Work to be completed
Among the lines below, list those containing the string "chart".
┄┄┄┄┄┄┄┄┄┄
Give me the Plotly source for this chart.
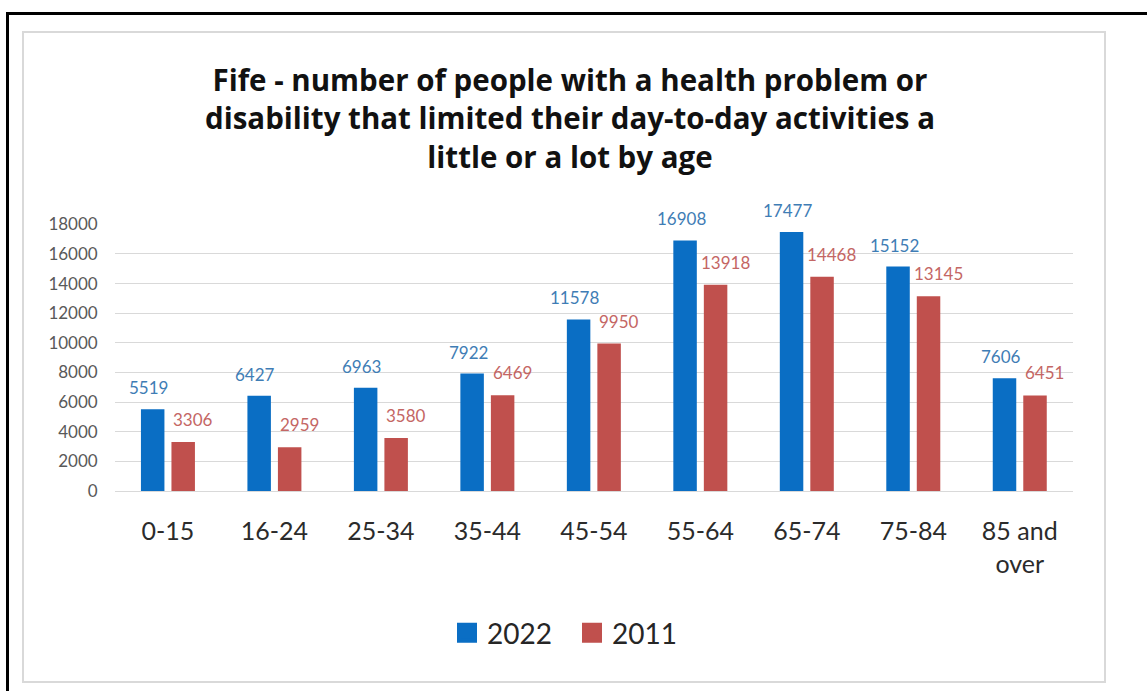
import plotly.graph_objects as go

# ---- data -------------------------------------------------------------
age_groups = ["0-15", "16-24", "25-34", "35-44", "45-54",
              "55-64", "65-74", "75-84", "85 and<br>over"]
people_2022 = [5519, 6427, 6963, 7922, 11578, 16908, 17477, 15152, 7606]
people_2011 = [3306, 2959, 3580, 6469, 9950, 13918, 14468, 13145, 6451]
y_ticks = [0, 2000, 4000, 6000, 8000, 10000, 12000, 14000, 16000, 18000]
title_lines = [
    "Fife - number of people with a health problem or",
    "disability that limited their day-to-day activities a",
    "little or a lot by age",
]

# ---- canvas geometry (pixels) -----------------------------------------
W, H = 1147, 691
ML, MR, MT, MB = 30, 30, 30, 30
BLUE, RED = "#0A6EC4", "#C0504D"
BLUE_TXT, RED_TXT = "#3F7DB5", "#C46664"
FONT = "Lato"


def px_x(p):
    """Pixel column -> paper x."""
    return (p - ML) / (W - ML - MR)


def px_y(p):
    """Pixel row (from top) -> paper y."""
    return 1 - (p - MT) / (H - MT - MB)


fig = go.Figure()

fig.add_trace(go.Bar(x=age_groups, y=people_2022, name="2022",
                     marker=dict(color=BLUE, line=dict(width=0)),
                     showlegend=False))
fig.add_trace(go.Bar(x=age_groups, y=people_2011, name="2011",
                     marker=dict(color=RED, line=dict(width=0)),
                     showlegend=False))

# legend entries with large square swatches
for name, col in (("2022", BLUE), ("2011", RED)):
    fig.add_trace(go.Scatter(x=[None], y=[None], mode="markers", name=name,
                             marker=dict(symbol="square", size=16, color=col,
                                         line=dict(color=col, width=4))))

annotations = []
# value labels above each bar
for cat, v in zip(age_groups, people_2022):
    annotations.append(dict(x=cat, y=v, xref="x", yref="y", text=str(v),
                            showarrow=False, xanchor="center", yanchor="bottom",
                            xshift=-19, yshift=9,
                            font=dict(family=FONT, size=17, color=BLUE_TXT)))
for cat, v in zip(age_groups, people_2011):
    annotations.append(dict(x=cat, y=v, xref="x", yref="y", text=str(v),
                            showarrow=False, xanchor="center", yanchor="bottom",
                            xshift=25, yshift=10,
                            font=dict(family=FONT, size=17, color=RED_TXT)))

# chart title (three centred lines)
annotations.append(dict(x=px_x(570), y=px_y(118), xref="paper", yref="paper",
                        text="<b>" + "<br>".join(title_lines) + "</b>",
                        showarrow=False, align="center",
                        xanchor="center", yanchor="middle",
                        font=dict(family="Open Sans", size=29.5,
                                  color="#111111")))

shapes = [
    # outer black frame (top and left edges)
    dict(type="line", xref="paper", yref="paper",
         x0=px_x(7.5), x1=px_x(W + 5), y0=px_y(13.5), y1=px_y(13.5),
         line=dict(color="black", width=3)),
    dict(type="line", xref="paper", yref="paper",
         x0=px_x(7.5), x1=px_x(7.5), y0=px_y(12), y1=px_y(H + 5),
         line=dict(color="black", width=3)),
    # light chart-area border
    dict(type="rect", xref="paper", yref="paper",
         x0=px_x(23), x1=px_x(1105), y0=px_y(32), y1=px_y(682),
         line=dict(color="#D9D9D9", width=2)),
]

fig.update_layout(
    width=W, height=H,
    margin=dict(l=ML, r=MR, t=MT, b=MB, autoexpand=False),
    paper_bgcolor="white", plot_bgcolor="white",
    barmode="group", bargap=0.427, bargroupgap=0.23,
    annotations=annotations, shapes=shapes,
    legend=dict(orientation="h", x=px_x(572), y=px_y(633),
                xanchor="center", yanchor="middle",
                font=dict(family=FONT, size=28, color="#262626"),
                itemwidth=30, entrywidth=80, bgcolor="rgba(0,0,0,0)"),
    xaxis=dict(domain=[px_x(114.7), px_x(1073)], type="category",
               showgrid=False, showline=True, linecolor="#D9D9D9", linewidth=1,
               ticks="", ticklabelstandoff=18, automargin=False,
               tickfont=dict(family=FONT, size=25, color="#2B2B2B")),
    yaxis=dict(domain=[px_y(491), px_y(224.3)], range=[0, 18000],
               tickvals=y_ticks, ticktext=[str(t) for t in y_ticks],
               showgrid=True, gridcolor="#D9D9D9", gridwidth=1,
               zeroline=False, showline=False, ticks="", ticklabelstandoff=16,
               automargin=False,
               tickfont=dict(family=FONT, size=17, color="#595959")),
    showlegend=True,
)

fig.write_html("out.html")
┄┄┄┄┄┄┄┄┄┄
Task solution
Give me the Plotly source for this chart.
# chart title (three centred lines)
    # light chart-area border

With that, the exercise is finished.